#### [Given exercise]
Keep to the lines from the line containing "What TikZ code" through the line containing "anchor=base] (consutxt) at": copy them exactly and leave every picture out.

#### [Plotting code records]

***

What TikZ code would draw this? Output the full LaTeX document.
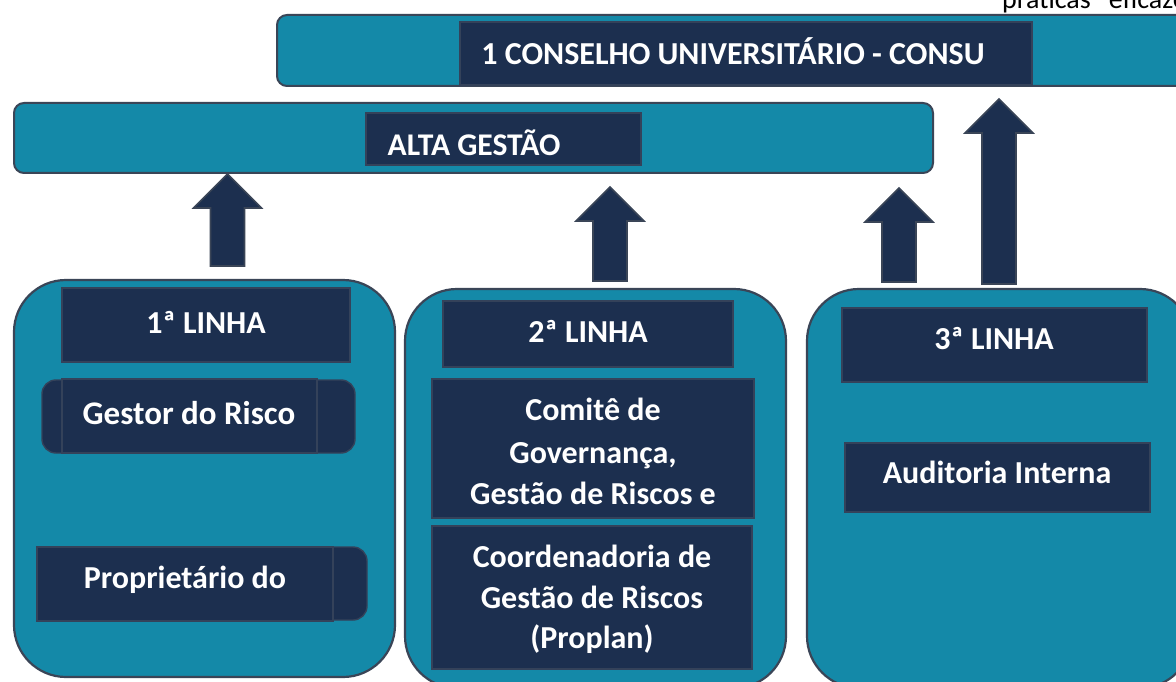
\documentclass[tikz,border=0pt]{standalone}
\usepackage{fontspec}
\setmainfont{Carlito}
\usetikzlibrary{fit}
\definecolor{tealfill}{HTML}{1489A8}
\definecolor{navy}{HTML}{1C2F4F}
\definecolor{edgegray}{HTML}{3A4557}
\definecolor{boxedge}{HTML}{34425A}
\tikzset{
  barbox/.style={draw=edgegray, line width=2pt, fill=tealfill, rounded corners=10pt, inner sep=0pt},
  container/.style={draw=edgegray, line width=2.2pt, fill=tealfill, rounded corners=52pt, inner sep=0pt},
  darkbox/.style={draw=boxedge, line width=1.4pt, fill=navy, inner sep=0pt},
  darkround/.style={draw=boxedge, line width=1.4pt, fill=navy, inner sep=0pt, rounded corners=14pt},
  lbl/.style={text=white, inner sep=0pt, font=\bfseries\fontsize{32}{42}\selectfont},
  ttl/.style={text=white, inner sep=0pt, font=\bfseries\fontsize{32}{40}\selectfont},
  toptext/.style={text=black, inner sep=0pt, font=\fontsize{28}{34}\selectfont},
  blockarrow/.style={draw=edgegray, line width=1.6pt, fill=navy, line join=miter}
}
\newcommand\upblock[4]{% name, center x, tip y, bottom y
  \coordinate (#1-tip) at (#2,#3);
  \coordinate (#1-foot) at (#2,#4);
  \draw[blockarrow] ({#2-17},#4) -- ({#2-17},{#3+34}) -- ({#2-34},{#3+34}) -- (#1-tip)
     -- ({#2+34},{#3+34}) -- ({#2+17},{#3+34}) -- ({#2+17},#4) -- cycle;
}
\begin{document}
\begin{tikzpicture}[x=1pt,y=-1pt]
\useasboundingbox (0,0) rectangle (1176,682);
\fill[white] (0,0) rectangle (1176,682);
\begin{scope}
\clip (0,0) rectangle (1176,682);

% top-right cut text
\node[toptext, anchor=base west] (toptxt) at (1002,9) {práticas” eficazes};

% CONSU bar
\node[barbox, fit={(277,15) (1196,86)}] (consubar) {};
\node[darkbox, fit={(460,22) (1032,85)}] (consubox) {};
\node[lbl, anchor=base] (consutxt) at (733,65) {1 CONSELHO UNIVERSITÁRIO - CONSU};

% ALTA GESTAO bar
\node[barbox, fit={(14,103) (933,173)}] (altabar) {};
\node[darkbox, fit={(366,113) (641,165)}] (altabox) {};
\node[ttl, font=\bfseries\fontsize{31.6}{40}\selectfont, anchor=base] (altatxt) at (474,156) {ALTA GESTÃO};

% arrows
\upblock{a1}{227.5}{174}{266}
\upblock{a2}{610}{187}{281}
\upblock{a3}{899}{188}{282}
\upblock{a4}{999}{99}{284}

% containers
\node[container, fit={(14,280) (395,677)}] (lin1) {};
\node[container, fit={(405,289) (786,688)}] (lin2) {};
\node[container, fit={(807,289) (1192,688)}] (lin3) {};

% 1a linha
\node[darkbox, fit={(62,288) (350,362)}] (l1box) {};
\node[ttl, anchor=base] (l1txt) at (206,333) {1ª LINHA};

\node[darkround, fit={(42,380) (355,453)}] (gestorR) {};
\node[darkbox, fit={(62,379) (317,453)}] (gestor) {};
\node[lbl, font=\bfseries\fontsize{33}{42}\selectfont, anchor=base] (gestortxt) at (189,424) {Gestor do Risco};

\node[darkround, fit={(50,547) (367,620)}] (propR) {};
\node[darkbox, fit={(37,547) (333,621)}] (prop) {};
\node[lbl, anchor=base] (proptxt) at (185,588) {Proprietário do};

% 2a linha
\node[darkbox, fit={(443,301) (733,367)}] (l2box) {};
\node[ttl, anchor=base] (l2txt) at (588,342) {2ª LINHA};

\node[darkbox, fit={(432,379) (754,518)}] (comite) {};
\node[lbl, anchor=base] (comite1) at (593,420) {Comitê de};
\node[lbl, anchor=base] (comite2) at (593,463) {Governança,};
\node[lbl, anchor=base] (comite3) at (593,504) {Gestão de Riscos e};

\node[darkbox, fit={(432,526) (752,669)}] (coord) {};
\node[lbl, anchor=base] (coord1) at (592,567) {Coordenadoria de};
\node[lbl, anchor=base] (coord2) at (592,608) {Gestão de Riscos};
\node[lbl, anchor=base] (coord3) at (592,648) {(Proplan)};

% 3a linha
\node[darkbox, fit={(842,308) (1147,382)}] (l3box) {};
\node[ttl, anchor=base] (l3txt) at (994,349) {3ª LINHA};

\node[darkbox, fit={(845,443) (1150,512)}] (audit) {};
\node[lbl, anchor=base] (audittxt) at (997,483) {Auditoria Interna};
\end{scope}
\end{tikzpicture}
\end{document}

***

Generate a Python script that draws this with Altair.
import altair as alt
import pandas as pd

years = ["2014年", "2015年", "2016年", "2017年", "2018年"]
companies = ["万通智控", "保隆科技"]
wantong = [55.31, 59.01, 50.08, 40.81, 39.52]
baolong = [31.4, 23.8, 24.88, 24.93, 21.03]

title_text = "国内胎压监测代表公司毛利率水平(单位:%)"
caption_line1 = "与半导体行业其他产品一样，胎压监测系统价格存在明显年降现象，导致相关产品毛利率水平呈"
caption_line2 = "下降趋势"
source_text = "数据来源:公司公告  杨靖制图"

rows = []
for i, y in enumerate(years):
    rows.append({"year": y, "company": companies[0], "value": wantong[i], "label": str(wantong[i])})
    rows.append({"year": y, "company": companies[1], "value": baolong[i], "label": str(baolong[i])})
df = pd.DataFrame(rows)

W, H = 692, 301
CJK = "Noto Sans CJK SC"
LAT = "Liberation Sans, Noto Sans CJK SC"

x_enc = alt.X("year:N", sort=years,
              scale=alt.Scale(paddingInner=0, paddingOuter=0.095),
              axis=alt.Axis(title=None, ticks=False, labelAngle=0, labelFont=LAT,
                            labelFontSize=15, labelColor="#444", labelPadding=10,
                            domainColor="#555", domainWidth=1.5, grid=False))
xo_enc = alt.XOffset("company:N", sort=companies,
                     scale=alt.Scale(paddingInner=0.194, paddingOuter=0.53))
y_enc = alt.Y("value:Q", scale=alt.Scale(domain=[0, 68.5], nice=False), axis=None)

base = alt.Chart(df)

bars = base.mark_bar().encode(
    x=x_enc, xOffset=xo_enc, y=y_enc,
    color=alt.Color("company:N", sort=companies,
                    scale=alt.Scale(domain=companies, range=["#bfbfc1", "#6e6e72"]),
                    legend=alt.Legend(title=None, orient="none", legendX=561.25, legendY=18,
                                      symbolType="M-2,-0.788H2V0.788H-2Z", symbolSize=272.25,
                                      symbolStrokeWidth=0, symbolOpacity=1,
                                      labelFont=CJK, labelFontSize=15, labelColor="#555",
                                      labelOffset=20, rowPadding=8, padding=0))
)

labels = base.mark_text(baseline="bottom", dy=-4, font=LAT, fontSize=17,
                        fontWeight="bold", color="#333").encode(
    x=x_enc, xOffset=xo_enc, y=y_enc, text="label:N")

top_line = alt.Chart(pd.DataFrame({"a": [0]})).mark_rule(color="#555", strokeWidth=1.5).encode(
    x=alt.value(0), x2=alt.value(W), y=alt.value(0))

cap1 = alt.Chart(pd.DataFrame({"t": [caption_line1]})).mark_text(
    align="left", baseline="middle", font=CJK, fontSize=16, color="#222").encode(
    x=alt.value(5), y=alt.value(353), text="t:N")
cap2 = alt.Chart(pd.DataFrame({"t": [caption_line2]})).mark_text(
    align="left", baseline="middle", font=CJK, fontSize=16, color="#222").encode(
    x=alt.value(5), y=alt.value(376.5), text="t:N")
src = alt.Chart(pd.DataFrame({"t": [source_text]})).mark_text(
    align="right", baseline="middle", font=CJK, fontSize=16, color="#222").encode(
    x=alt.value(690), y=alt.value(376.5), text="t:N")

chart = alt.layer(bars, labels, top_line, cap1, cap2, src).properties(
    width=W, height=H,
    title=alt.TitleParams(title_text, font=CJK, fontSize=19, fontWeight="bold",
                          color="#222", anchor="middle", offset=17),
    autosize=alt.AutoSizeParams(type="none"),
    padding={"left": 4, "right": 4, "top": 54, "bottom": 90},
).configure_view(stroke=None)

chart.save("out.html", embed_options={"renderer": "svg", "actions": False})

***

#### [Task result]
What TikZ code would draw this? Output the full LaTeX document.
\documentclass[tikz,border=0pt]{standalone}
\usepackage{fontspec}
\setmainfont{Carlito}
\usetikzlibrary{fit}
\definecolor{tealfill}{HTML}{1489A8}
\definecolor{navy}{HTML}{1C2F4F}
\definecolor{edgegray}{HTML}{3A4557}
\definecolor{boxedge}{HTML}{34425A}
\tikzset{
  barbox/.style={draw=edgegray, line width=2pt, fill=tealfill, rounded corners=10pt, inner sep=0pt},
  container/.style={draw=edgegray, line width=2.2pt, fill=tealfill, rounded corners=52pt, inner sep=0pt},
  darkbox/.style={draw=boxedge, line width=1.4pt, fill=navy, inner sep=0pt},
  darkround/.style={draw=boxedge, line width=1.4pt, fill=navy, inner sep=0pt, rounded corners=14pt},
  lbl/.style={text=white, inner sep=0pt, font=\bfseries\fontsize{32}{42}\selectfont},
  ttl/.style={text=white, inner sep=0pt, font=\bfseries\fontsize{32}{40}\selectfont},
  toptext/.style={text=black, inner sep=0pt, font=\fontsize{28}{34}\selectfont},
  blockarrow/.style={draw=edgegray, line width=1.6pt, fill=navy, line join=miter}
}
\newcommand\upblock[4]{% name, center x, tip y, bottom y
  \coordinate (#1-tip) at (#2,#3);
  \coordinate (#1-foot) at (#2,#4);
  \draw[blockarrow] ({#2-17},#4) -- ({#2-17},{#3+34}) -- ({#2-34},{#3+34}) -- (#1-tip)
     -- ({#2+34},{#3+34}) -- ({#2+17},{#3+34}) -- ({#2+17},#4) -- cycle;
}
\begin{document}
\begin{tikzpicture}[x=1pt,y=-1pt]
\useasboundingbox (0,0) rectangle (1176,682);
\fill[white] (0,0) rectangle (1176,682);
\begin{scope}
\clip (0,0) rectangle (1176,682);

% top-right cut text
\node[toptext, anchor=base west] (toptxt) at (1002,9) {práticas” eficazes};

% CONSU bar
\node[barbox, fit={(277,15) (1196,86)}] (consubar) {};
\node[darkbox, fit={(460,22) (1032,85)}] (consubox) {};
\node[lbl, anchor=base] (consutxt) at (733,65) {1 CONSELHO UNIVERSITÁRIO - CONSU};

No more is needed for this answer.